Abstract:
A zero-insertion-withdrawal force connector is disclosed. The contact fingers thereof are arranged in two series at right angles to each other. By a single movement in one direction of an operating lever two cam, or actuating, motions are produced for causing, essentially simultaneous, engagement of two series of contact fingers.

Description:
BACKGROUND OF THE INVENTION 
     This invention relates to connectors for terminating multi-wire cables, as for example, in radio packages, wherein the appropriate wires of two cable parts may be terminated and connected together by means of the connector. More particularly the invention relates to such structures wherein the terminal parts of connectable multi-wire cables may be joined, that is to say one part mechanically inserted into another and withdrawal therefrom, with zero insertion and withdrawal force. After insertion, the holding force must be adequate to hold the parts together. 

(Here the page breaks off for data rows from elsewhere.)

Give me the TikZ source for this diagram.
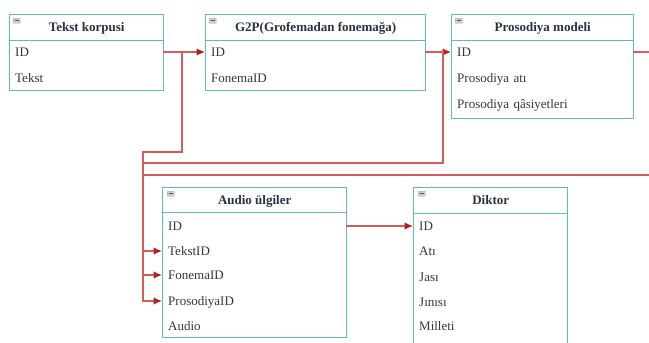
\documentclass[tikz,border=0pt]{standalone}
\usepackage{fontspec}
\setmainfont{Liberation Serif}
\usetikzlibrary{arrows.meta}
\definecolor{tealb}{RGB}{96,188,184}
\definecolor{redl}{RGB}{212,92,92}
\definecolor{redh}{RGB}{185,30,30}
\definecolor{txt}{RGB}{55,55,55}
\definecolor{ttl}{RGB}{40,50,65}
\tikzset{
  hdr/.style={draw=tealb, line width=1.4pt, anchor=north west, inner sep=0pt,
    minimum height=26pt, font=\fontsize{13}{15}\selectfont\bfseries, text=ttl,
    text height=9pt, text depth=1pt},
  body/.style={draw=tealb, line width=1.4pt, anchor=north west, inner sep=0pt},
  rowtxt/.style={anchor=west, inner xsep=6pt, inner ysep=0pt, align=left,
    font=\fontsize{13}{15}\selectfont, text=txt, text height=9pt, text depth=1pt},
  icon/.style={anchor=north west, draw=gray!70, fill=gray!40, minimum width=7pt,
    minimum height=5pt, inner sep=0pt, rounded corners=0.5pt,
    path picture={\draw[line width=0.7pt, black!65]
      ([xshift=1.3pt]path picture bounding box.west) -- ([xshift=-1.3pt]path picture bounding box.east);}},
  link/.style={draw=redl, line width=1.2pt},
  linkarr/.style={link, -{Latex[length=8.5pt,width=7.5pt,color=redh]}}
}
\begin{document}
\begin{tikzpicture}[x=1pt,y=-1pt]
\clip (0,0) rectangle (649,343);
\fill[white] (0,0) rectangle (649,343);

% Tekst korpusi
\node[hdr, minimum width=154pt] (tkh) at (9,14) {Tekst korpusi};
\node[body, minimum width=154pt, minimum height=50pt] (tk) at (9,40) {};
\node[icon] (tki) at (13,18) {};
\node[rowtxt, text width=142pt] (tkid) at (9,52) {ID};
\node[rowtxt, text width=142pt] (tktx) at (9,78) {Tekst};

% G2P
\node[hdr, minimum width=220pt] (gph) at (205,14) {G2P(Grofemadan fonemağa)};
\node[body, minimum width=220pt, minimum height=50pt] (gp) at (205,40) {};
\node[icon] (gpi) at (209,18) {};
\node[rowtxt, text width=208pt] (gpid) at (205,52) {ID};
\node[rowtxt, text width=208pt] (gpfo) at (205,78) {FonemaID};

% Prosodiya modeli
\node[hdr, minimum width=182pt] (pmh) at (451,14) {Prosodiya modeli};
\node[body, minimum width=182pt, minimum height=78pt] (pm) at (451,40) {};
\node[icon] (pmi) at (455,18) {};
\node[rowtxt, text width=170pt] (pmid) at (451,52) {ID};
\node[rowtxt, text width=170pt] (pmat) at (451,78) {\mbox{Prosodiya atı}};
\node[rowtxt, text width=170pt] (pmqa) at (451,104) {\mbox{Prosodiya qâsiyetleri}};

% Audio ulgiler
\node[hdr, minimum width=184pt, minimum height=25pt] (auh) at (162,187) {Audio ülgiler};
\node[body, minimum width=184pt, minimum height=125pt] (au) at (162,212) {};
\node[icon] (aui) at (167,191) {};
\node[rowtxt, text width=172pt] (auid) at (162,226) {ID};
\node[rowtxt, text width=172pt] (autk) at (162,251) {TekstID};
\node[rowtxt, text width=172pt] (aufo) at (162,275) {FonemaID};
\node[rowtxt, text width=172pt] (aupr) at (162,301) {ProsodiyaID};
\node[rowtxt, text width=172pt] (auau) at (162,326) {Audio};

% Diktor
\node[hdr, minimum width=154pt, minimum height=26pt] (dkh) at (413,187) {Diktor};
\node[body, minimum width=154pt, minimum height=150pt] (dk) at (413,213) {};
\node[icon] (dki) at (418,191) {};
\node[rowtxt, text width=142pt] (dkid) at (413,226) {ID};
\node[rowtxt, text width=142pt] (dkat) at (413,251) {Atı};
\node[rowtxt, text width=142pt] (dkja) at (413,277) {Jası};
\node[rowtxt, text width=142pt] (dkji) at (413,302) {Jınısı};
\node[rowtxt, text width=142pt] (dkmi) at (413,326) {Milleti};

% routing points
\coordinate (c1) at (182,152);
\coordinate (c2) at (143,152);
\coordinate (c3) at (443,163);
\coordinate (c4) at (143,163);
\coordinate (c5) at (665,52);
\coordinate (c6) at (665,175);
\coordinate (c7) at (143,175);

% connectors
\draw[linkarr] (tkid.east) -- (gpid.west);
\draw[linkarr] (tkid.east) -| (c1) -- (c2) |- (autk.west);
\draw[linkarr] (gpid.east) -- (pmid.west);
\draw[linkarr] (gpid.east) -| (c3) -- (c4) |- (aufo.west);
\draw[linkarr] (pmid.east) -- (c5) -- (c6) -- (c7) |- (aupr.west);
\draw[linkarr] (auid.east) -- (dkid.west);
\end{tikzpicture}
\end{document}
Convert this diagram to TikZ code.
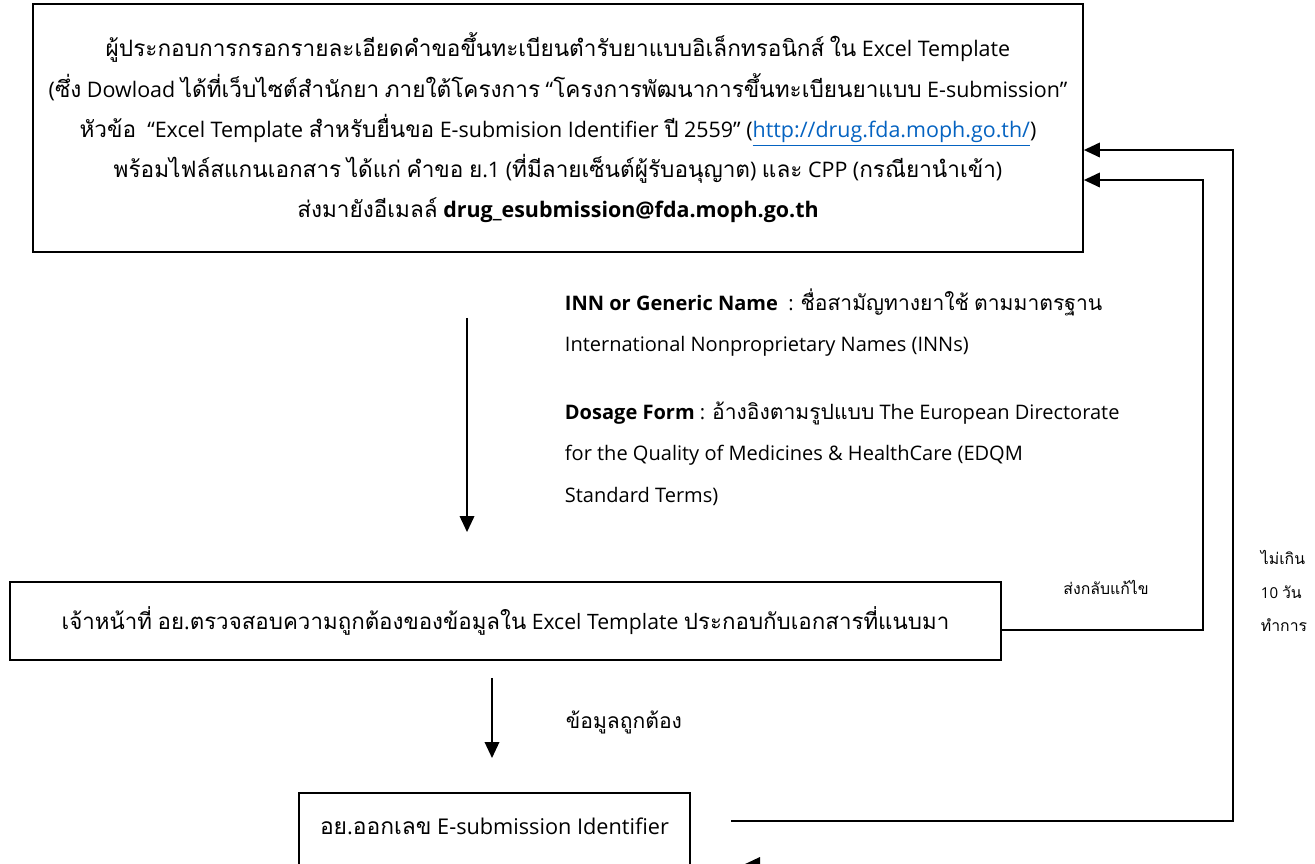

     Zero insertion and withdrawal force connectors are known to the art. These devices typically have male and female type terminals, or contacts, wherein the contact is made to all of the contact members by moving the contact holder in some particular direction. The wires or conductors connected to the contacts are therefore always subject to some bending stress at each operation of the connector whether it is being inserted or removed. Ultimately of course, this can result in one or more of the conductors being broken away from the appropriate contact member. 
     Prior art zero-insertion-withdrawal force connectors have had their contact members all oriented in the same direction, that is, lying in the same or parallel planes. In such construction, it is necessary that some means be provided for orienting the two connector parts so that one is inserted into the other always with the proper orientation. That is to say some form of polarizing means must be provided. Thus in the prior art constructions it was necessary that the camming or similar means for holding the two connector parts together had to move one connector part in a single direction or in one plane only. 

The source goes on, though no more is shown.